Every region of the world has its own variant of the water crisis
story. The mining of groundwaters for irrigation has lowered the water
table in parts of India and Pakistan by 30 meters in the past three
decades. As water goes down, the cost of pumping goes up, undermining
the livelihoods of poor farmers. Meanwhile, a lethal combination of
water shortages, soil salination, and waterlogging threatens the
breadbaskets of both countries. In India, about one quarter of grain
production is based on unsustainable groundwater use.
In China, urbanization and rapid growth has lifted millions of people
out of poverty. It has also left a water crisis of epic proportions.
The Hai-Huai-Yellow river basin tells its own story. More than 80
percent of river lengths are chronically polluted. The basin is home to
more than 400 million people and about one half of the rural poor. It
produces more than half of China's wheat and corn. And it is running
out of water. Current use exceeds river flow by a third, leading to
another case of groundwater overexploitation.
What is driving the global water crisis? Physical availability is part
of the problem. Unlike oil or coal, water is an infinitely renewable
resource, but it is available in a finite quantity. With water use
increasing at twice the rate of population growth, the amount available
per person is shrinking - especially in some of the poorest countries.

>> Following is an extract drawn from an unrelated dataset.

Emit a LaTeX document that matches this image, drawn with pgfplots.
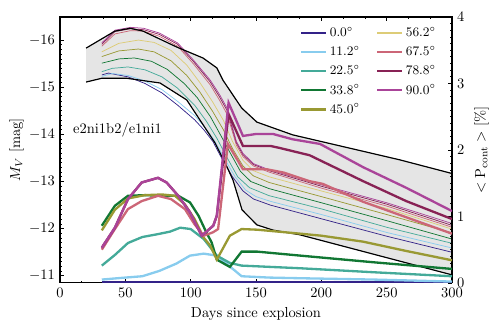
\documentclass[border=0pt]{standalone}
\usepackage{pgfplots}
\pgfplotsset{compat=1.18}
\definecolor{c00}{HTML}{332288}
\definecolor{c11}{HTML}{88CCEE}
\definecolor{c22}{HTML}{44AA99}
\definecolor{c33}{HTML}{117733}
\definecolor{c45}{HTML}{999933}
\definecolor{c56}{HTML}{DDCC77}
\definecolor{c67}{HTML}{CC6677}
\definecolor{c78}{HTML}{882255}
\definecolor{c90}{HTML}{AA4499}
\pgfplotsset{
  common/.style={scale only axis, width=270.5pt, height=183.5pt,
    xmin=0, xmax=300, tick align=inside,
    major tick length=3pt, minor tick length=1.5pt,
    every tick/.style={black, line width=0.5pt}},
  mvline/.style={line width=0.5pt},
  polline/.style={line width=1.6pt},
  legline/.style={line width=1.6pt},
}
\begin{document}
\begin{tikzpicture}
\useasboundingbox (-41.4pt,-35.2pt) rectangle (304.3pt,195.2pt);
\begin{axis}[common,
  ymin=-16.49, ymax=-10.85, y dir=reverse,
  xtick={0,50,...,300}, minor x tick num=2,
  ytick={-16,-15,-14,-13,-12,-11}, minor y tick num=9,
  ytick pos=left, xtick pos=both,
  xlabel={Days since explosion}, ylabel={$M_V$ [mag]},
  ylabel style={at={([xshift=-30pt]rel axis cs:0,0.5)}, anchor=center},
  axis line style={line width=0.8pt},
]
% envelope
\addplot[fill=black!10, draw=black!35, line width=0.4pt] coordinates {
 (20,-15.83) (42,-16.19) (53.6,-16.25) (63.5,-16.19) (89.5,-15.85) (109.4,-15.62)
 (120,-15.41) (124.7,-15.15) (139,-14.56) (150.7,-14.26) (178,-13.99) (260,-13.46) (300,-13.17)
 (300,-11.02) (183.6,-11.87) (163,-11.97) (150.7,-12.08) (139.3,-12.40) (132.4,-13.03)
 (127.8,-13.31) (118.6,-13.82) (97,-14.73) (76.5,-15.09) (51,-15.19) (32,-15.19) (20,-15.11)};
% light curves
\addplot[mvline, c00] coordinates {(32,-15.26) (37,-15.30) (52,-15.22) (65,-15.08) (78,-14.88) (90,-14.62) (103,-14.31) (110,-14.1) (117,-13.85) (124,-13.48) (132,-13.1) (140,-12.8) (148,-12.63) (161,-12.5) (200,-12.21) (250,-11.84) (300,-11.50)};
\addplot[mvline, c11] coordinates {(32,-15.23) (40,-15.29) (52,-15.25) (65,-15.13) (78,-14.95) (90,-14.70) (103,-14.40) (110,-14.18) (118,-13.88) (126,-13.48) (134,-13.1) (142,-12.82) (150,-12.68) (161,-12.58) (200,-12.3) (250,-11.92) (300,-11.59)};
\addplot[mvline, c22] coordinates {(32,-15.33) (40,-15.40) (52,-15.43) (65,-15.37) (78,-15.22) (90,-14.98) (103,-14.62) (112,-14.28) (120,-13.92) (128,-13.5) (136,-13.1) (145,-12.87) (160,-12.7) (200,-12.42) (250,-12.03) (300,-11.69)};
\addplot[mvline, c33] coordinates {(32,-15.51) (45,-15.6) (57,-15.62) (70,-15.55) (82,-15.38) (95,-15.08) (105,-14.78) (115,-14.38) (123,-13.98) (130,-13.62) (138,-13.22) (146,-13.0) (160,-12.85) (200,-12.55) (250,-12.17) (300,-11.78)};
\addplot[mvline, c45] coordinates {(32,-15.65) (45,-15.77) (60,-15.81) (72,-15.75) (85,-15.56) (97,-15.25) (107,-14.9) (117,-14.48) (125,-14.1) (132,-13.7) (140,-13.33) (148,-13.12) (160,-12.98) (200,-12.68) (250,-12.3) (300,-11.91)};
\addplot[mvline, c56] coordinates {(32,-15.75) (45,-15.93) (60,-16.0) (72,-15.95) (85,-15.78) (97,-15.47) (107,-15.1) (117,-14.68) (125,-14.3) (132,-13.85) (140,-13.45) (148,-13.23) (160,-13.1) (200,-12.8) (250,-12.43) (300,-11.99)};
\addplot[mvline, c67] coordinates {(32,-15.87) (42,-16.13) (54,-16.20) (64,-16.19) (76,-16.08) (90,-15.87) (102,-15.5) (115,-15.05) (122,-14.73) (128,-14.42) (135,-13.77) (140,-13.53) (148,-13.33) (160,-13.2) (200,-12.86) (250,-12.48) (300,-12.03)};
\addplot[mvline, c78] coordinates {(32,-15.91) (42,-16.18) (54,-16.24) (64,-16.22) (76,-16.12) (90,-15.91) (102,-15.55) (115,-15.11) (122,-14.8) (128,-14.5) (135,-13.82) (140,-13.57) (148,-13.36) (160,-13.23) (200,-12.9) (250,-12.52) (300,-12.07)};
\addplot[mvline, c90] coordinates {(32,-15.94) (42,-16.21) (54,-16.27) (64,-16.25) (76,-16.15) (90,-15.94) (102,-15.58) (115,-15.15) (122,-14.85) (128,-14.55) (135,-13.85) (140,-13.6) (148,-13.38) (160,-13.25) (200,-12.93) (250,-12.55) (300,-12.11)};
% envelope boundaries
\addplot[black, line width=0.8pt] coordinates {(20,-15.83) (42,-16.19) (53.6,-16.25) (63.5,-16.19) (89.5,-15.85) (109.4,-15.62) (120,-15.41) (124.7,-15.15) (139,-14.56) (150.7,-14.26) (178,-13.99) (260,-13.46) (300,-13.17)};
\addplot[black, line width=0.8pt] coordinates {(20,-15.11) (32,-15.19) (51,-15.19) (76.5,-15.09) (97,-14.73) (118.6,-13.82) (127.8,-13.31) (132.4,-13.03) (139.3,-12.40) (150.7,-12.08) (163,-11.97) (183.6,-11.87) (300,-11.02)};
\node[anchor=center] at (axis cs:44,-14.09) {e2ni1b2/e1ni1};
\end{axis}
\begin{axis}[common,
  ymin=0, ymax=4, axis y line*=right, axis x line=none,
  ytick={0,1,2,3,4}, minor y tick num=9,
  ylabel={$<\mathrm{P}_{\mathrm{cont}}>$ [\%]},
  axis line style={line width=0.8pt},
  legend columns=2,
  legend cell align=left,
  legend style={at={(0.6,0.985)}, anchor=north west, draw=none, fill=none,
    font=\small, row sep=1pt,
    /tikz/every even column/.append style={column sep=9pt}},
]
\addplot[polline, c00, forget plot] coordinates {(32,0.01) (300,0.01)};
\addplot[polline, c11, forget plot] coordinates {(32,0.05) (50,0.08) (63,0.10) (76,0.18) (89,0.29) (99.5,0.41) (110,0.44) (120,0.41) (139,0.10) (160,0.08) (184,0.07) (240,0.05) (300,0.02)};
\addplot[polline, c22, forget plot] coordinates {(32,0.26) (42,0.42) (52,0.6) (63,0.69) (74,0.73) (84,0.77) (92,0.83) (100,0.81) (110,0.66) (120,0.41) (130,0.30) (139,0.26) (184,0.22) (240,0.16) (300,0.10)};
\addplot[polline, c33, forget plot] coordinates {(32,0.86) (42,1.16) (52,1.31) (65,1.32) (78,1.31) (90.5,1.31) (99.5,1.21) (106,1.01) (112,0.76) (116,0.61) (120,0.35) (130,0.24) (139,0.47) (151,0.47) (184,0.41) (240,0.31) (300,0.21)};
\addplot[polline, c45, forget plot] coordinates {(32,0.79) (42,1.10) (52,1.27) (65,1.32) (78,1.33) (88,1.31) (95.6,1.18) (103,0.96) (110,0.68) (115,0.56) (120,0.35) (130,0.71) (139,0.81) (151,0.80) (184,0.74) (200,0.71) (232,0.62) (265,0.48) (300,0.34)};
\addplot[polline, c67, forget plot] coordinates {(32,0.50) (42,0.81) (52,1.11) (62.5,1.23) (75,1.31) (85,1.26) (95.6,1.11) (103,0.88) (110,0.71) (117,0.76) (121,0.81) (128.5,2.09) (140,1.71) (158,1.71) (171,1.66) (191,1.53) (201,1.49) (232,1.22) (266,0.98) (300,0.74)};
\addplot[polline, c78, forget plot] coordinates {(32,0.53) (42,0.83) (52,1.26) (62.5,1.51) (75,1.58) (81.6,1.51) (90.5,1.31) (99.5,1.06) (108.4,0.71) (117.3,0.86) (120,1.01) (129,2.54) (140,2.06) (161,2.06) (168,2.03) (191,1.92) (232,1.53) (265,1.23) (300,0.96)};
\addplot[polline, c90, forget plot] coordinates {(32,0.53) (42,0.83) (52,1.26) (62.5,1.51) (75,1.58) (81.6,1.51) (90.5,1.31) (99.5,1.06) (108.4,0.71) (117.3,0.86) (120,1.01) (129,2.71) (140,2.21) (150,2.24) (163,2.24) (178,2.16) (199,2.09) (232,1.74) (265,1.43) (300,1.08)};
\addlegendimage{legline, c00}\addlegendentry{$0.0^\circ$}
\addlegendimage{legline, c56}\addlegendentry{$56.2^\circ$}
\addlegendimage{legline, c11}\addlegendentry{$11.2^\circ$}
\addlegendimage{legline, c67}\addlegendentry{$67.5^\circ$}
\addlegendimage{legline, c22}\addlegendentry{$22.5^\circ$}
\addlegendimage{legline, c78}\addlegendentry{$78.8^\circ$}
\addlegendimage{legline, c33}\addlegendentry{$33.8^\circ$}
\addlegendimage{legline, c90}\addlegendentry{$90.0^\circ$}
\addlegendimage{legline, c45}\addlegendentry{$45.0^\circ$}
\end{axis}
\end{tikzpicture}
\end{document}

Over the next 25 years, the number of people living in countries with
water crises will increase from 700 million to 2.2 billion, with more
than half of the populations of South Asia and sub-Saharan Africa
affected. Factor in global warming, which could reduce rainfall in
parts of sub-Saharan Africa by up to a quarter over the next century,
and this is starting to look like a crisis in the making for human
development.
Growing scarcity means more competition. And as William Mulholland
taught us all those years ago, competition without good governance can
turn ugly - especially for those without power. Conflicts between
agricultural users on the one side and urban and industrial users on
the other are intensifying. The danger is that the poorest farmers with
the weakest voice in water management will lose out, with devastating
consequences for global poverty reduction efforts.
Challenging as physical scarcity may be in some countries, the real
problems in water go deeper. The 20th-century model for water
management was based on a simple idea: that water is an infinitely
available free resource to be exploited, dammed or diverted without
reference to scarcity or sustainability.
Forty years ago, the Aral Sea covered an area the size of Belgium.

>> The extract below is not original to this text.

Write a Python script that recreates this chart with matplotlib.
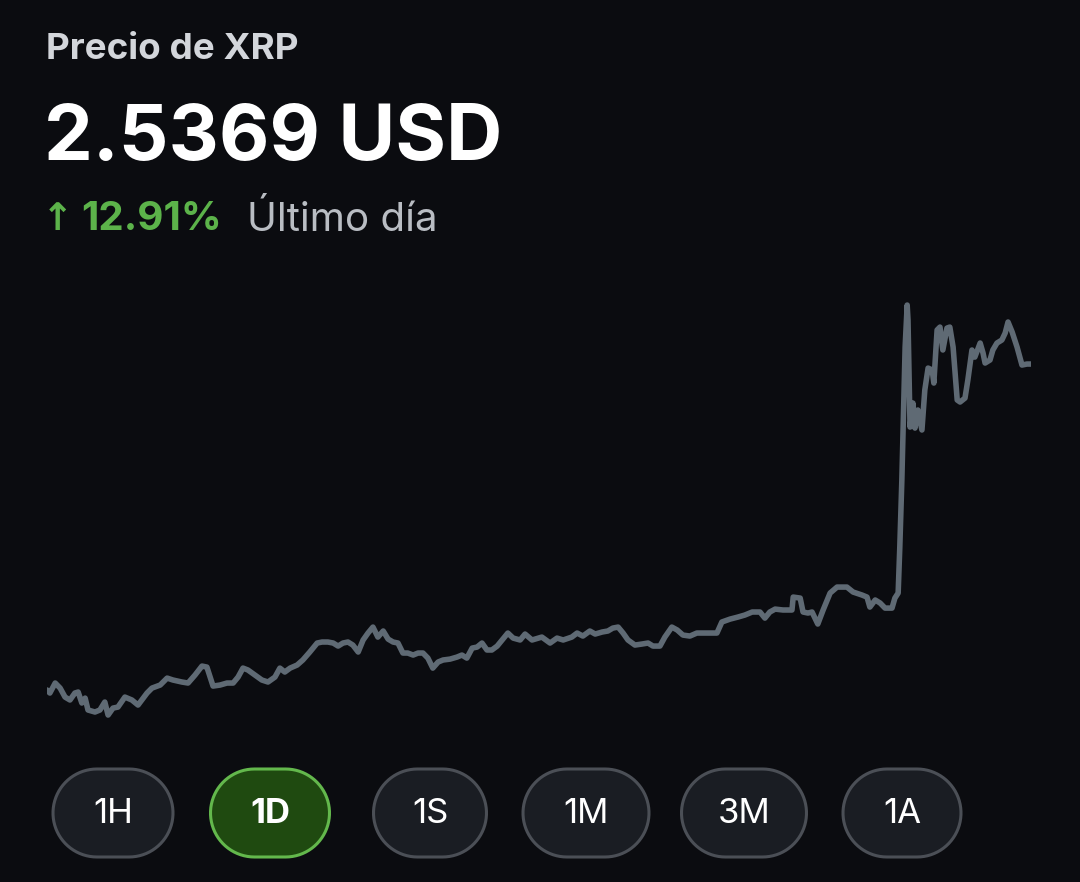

Thanks to Soviet-era planners who diverted the Amu Dary and the Syr
Darya rivers into cotton irrigation, it has been reduced to a couple of
small, lifeless hypersaline lakes. In the United States, farmers on the
High Plains are pumping water from the Ogallala aquifer - one of the
world's oldest fossil aquifers - at eight times the recharge rate. From
Texas to the Punjab, groundwater mining is not only tolerated but
supported by hefty subsidies directed to large farmers.
Across the world, water-based ecological systems - rivers, lakes and
watersheds - have been taken beyond the frontiers of ecological
sustainability by policy makers who have turned a blind eye to the
consequences of over- exploitation.
We need a new model of water management for the 21st century. What does
that mean? For starters, we have to stop using water like there's no
tomorrow - and that means using it more efficiently at levels that do
not destroy our environment. The buzz- phrase at the Mexico Water forum
is "integrated water resource management." What it means is that
governments need to manage the private demand of different users and
manage this precious resource in the public interest.
There is another, equally profound challenge. In an era of intensifying
competition, we have to ensure that the world's poor do not suffer an
early 21st century variant of the fate of the residents of Owens
Valley. That means strengthening the rights and the voice of the poor -
and it means putting social justice at the center of water management.